このように、今後は「公助」の充実も図ろうとしているアイルランドではあるが、ロボットの医療・介護活用への期待も高まっている。EUの大型研究費H2020で開発が進められてきた、認知症を抱える人を対象としたロボットMARIOを筆頭に、服薬介助のアラート機能を持つロボットStevie、遠隔で医師との会話ができるテレプレゼンスロボットLUCYなどがニュースで紹介されることも多くなってきた。しかし、社会実装という段階にはまだ到達していないのが現状だ。
EU諸国で2012年に行われたアンケート調査では、ロボットは、非情で、非人間的であるため、介護や教育現場に採り入れられるべきではないという意見が強かった。また、人間から労働の機会を奪取するのではないか、との見方も根強くあるようだ。イギリスのEU離脱を一例にしても、急激なグローバル化の進展、労働力としての移民の流入や先端技術の導入には、反発や抵抗もあるだろう。
パルロ(Fujiソフト)「ハチ」と会話するゲスト。西東京市の高齢者施設にて(撮影:岡本佳美。提供:尾林和子)

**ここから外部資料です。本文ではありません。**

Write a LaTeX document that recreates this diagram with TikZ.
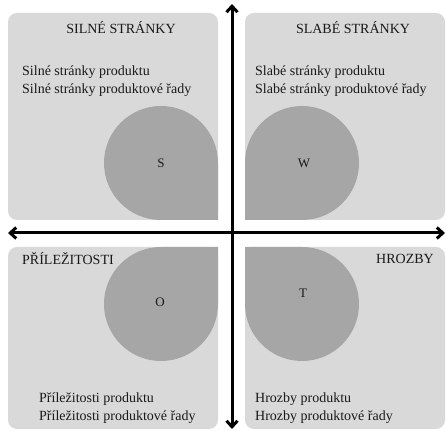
\documentclass[tikz,border=0pt]{standalone}
\usepackage{fontspec}
\setmainfont{Liberation Serif}
\usetikzlibrary{arrows.meta}
\begin{document}
\begin{tikzpicture}
	[x=1pt,y=1pt,
	box/.style={fill=black!15,rounded corners=9pt},
	drop/.style={fill=black!35},
	axis/.style={line width=3pt,{Straight Barb[length=6pt,width=11pt]}-{Straight Barb[length=6pt,width=11pt]}},
	head/.style={font=\fontsize{14}{16}\selectfont,text=black!90,inner sep=0pt},
	body/.style={font=\fontsize{14}{18}\selectfont,text=black!90,inner sep=0pt,align=left,anchor=west},
	letter/.style={font=\fontsize{13}{15}\selectfont,text=black!90,inner sep=0pt}]
	\useasboundingbox (0,0) rectangle (446,430);
	% quadrants
	\fill [box] (8,210) rectangle (218,417);
	\fill [box] (245,210) rectangle (445,417);
	\fill [box] (8,1) rectangle (218,183);
	\fill [box] (245,1) rectangle (445,183);
	% drops
	\fill [drop] (218,267) -- (218,210) -- (161,210) arc[start angle=270,end angle=0,radius=57] -- cycle;
	\fill [drop] (245,267) -- (245,210) -- (302,210) arc[start angle=-90,end angle=180,radius=57] -- cycle;
	\fill [drop] (161,183) -- (218,183) -- (218,126) arc[start angle=0,end angle=-270,radius=57] -- cycle;
	\fill [drop] (245,126) -- (245,183) -- (302,183) arc[start angle=90,end angle=-180,radius=57] -- cycle;
	% axes
	\coordinate (top) at (232,426);
	\coordinate (bottom) at (232,1);
	\coordinate (left) at (8,197);
	\coordinate (right) at (445,197);
	\draw [axis] (bottom) -- (top);
	\draw [axis] (left) -- (right);
	% texts
	\node (sh) at (121,402) [head] {SILNÉ STRÁNKY};
	\node (wh) at (353,402) [head] {SLABÉ STRÁNKY};
	\node (oh) at (22,171) [head,anchor=west] {PŘÍLEŽITOSTI};
	\node (th) at (434,171) [head,anchor=east] {HROZBY};
	\node (sb) at (22,349) [body] {Silné stránky produktu\\Silné stránky produktové řady};
	\node (wb) at (255,349) [body] {Slabé stránky produktu\\Slabé stránky produktové řady};
	\node (ob) at (39,22) [body] {Příležitosti produktu\\Příležitosti produktové řady};
	\node (tb) at (255,22) [body] {Hrozby produktu\\Hrozby produktové řady};
	\node (s) at (161,267) [letter] {S};
	\node (w) at (304,267) [letter] {W};
	\node (o) at (160,128) [letter] {O};
	\node (t) at (303,137) [letter] {T};
\end{tikzpicture}
\end{document}
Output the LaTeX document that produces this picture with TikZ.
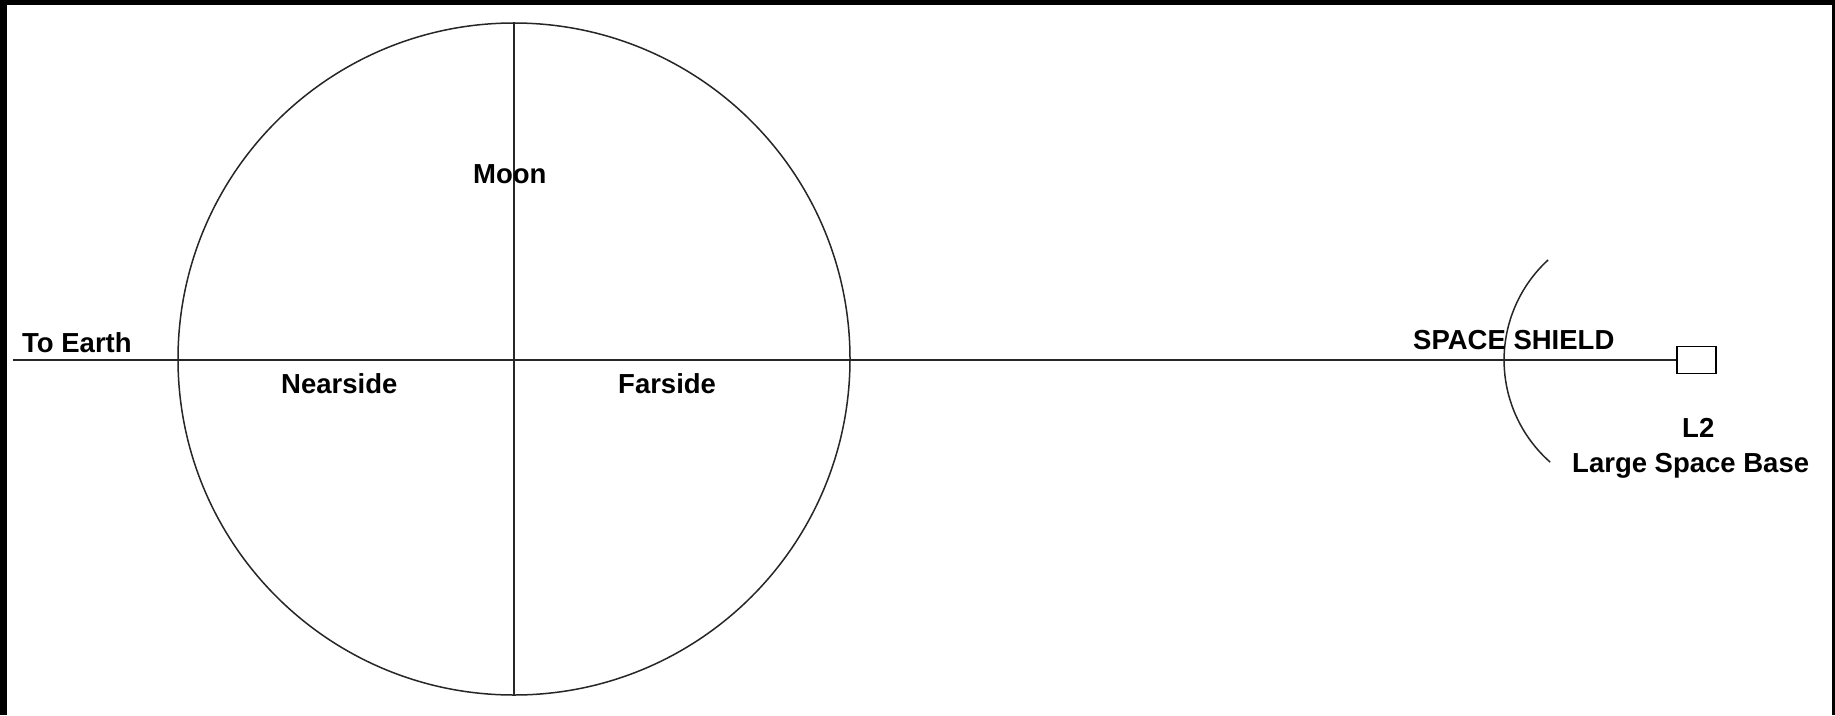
\documentclass[tikz,border=0pt]{standalone}
\usepackage{fontspec}
\setmainfont{Liberation Sans}
\begin{document}
\begin{tikzpicture}[x=1pt,y=-1pt,
  lbl/.style={anchor=base west,inner sep=0pt,font=\fontsize{27.5}{30}\selectfont\bfseries},
  thinline/.style={line width=1.5pt,black!85},
  axis/.style={line width=2pt,black!85}]
\useasboundingbox (0,0) rectangle (1835,715);
\fill[white] (0,0) rectangle (1835,715);
% black frame (top, left, right)
\fill[black] (0,0) rectangle (1835,5);
\fill[black] (0,0) rectangle (7,715);
\fill[black] (1832,0) rectangle (1835,715);
% Moon
\node[circle,draw,thinline,minimum size=672pt,inner sep=0pt] (moon) at (514,359) {};
\coordinate (start) at (13,360);
\node[draw,line width=1.5pt,minimum width=39pt,minimum height=27pt,inner sep=0pt] (base) at (1696.5,360) {};
\draw[axis] (start) -- (base.west);
\draw[axis] (moon.north) -- (moon.south);
% space shield arc
\coordinate (shieldtop) at (1548,260);
\draw[thinline] (shieldtop) arc[start angle=-132.6,end angle=-228.6,radius=136];
% labels
\node[lbl] (earth) at (22,352) {To Earth};
\node[lbl] (moonlbl) at (473,183) {Moon};
\node[lbl] (near) at (281,393) {Nearside};
\node[lbl] (far) at (618,393) {Farside};
\node[lbl] (shield) at (1413,349) {SPACE SHIELD};
\node[lbl] (l2) at (1682,437) {L2};
\node[lbl] (lsb) at (1572,472) {Large Space Base};
\end{tikzpicture}
\end{document}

5月からトヨタ財団の研究助成プログラムとしてスタートさせることになるプロジェクトには、日愛チームに、フランスと香港の超領域研究チームを加えて、アジアとヨーロッパの違いについても考察していく予定だ。テクノロジーをどのように生み出し、どのように導入すれば、利用者との共生ができるのか、プライバシーなどの倫理的問題や安全を含むリスクの側面をどう担保するのか、ということもとても大切な視点である。グローバルとローカル、そして、先端技術と人間社会が、対峙するのではなく、共存し、共創し始めるような環境づくりに必要な資源やスキルとは何かを、介護ロボットを通じて、皆さんと一緒に考えてみたいと思っている。
日本・アイルランド外交関係樹立60周年を記念して開催したUCD Japan Fair 2017「介護ロボット」セミナー。ダブリン、アイルランド銀行のコミュニティスペースにて(撮影:Vincent Hoban。提供:UCD Japan Group)
*謝辞:写真を撮影して下さった岡本佳美さん、Patrick Broganさん、また、リサーチ・チームのメンバー(特に、増山茂先生、兪文偉先生、Diarmuid O‘Shea先生)とTramore Development TrustのAnne Harpurさんに感謝します。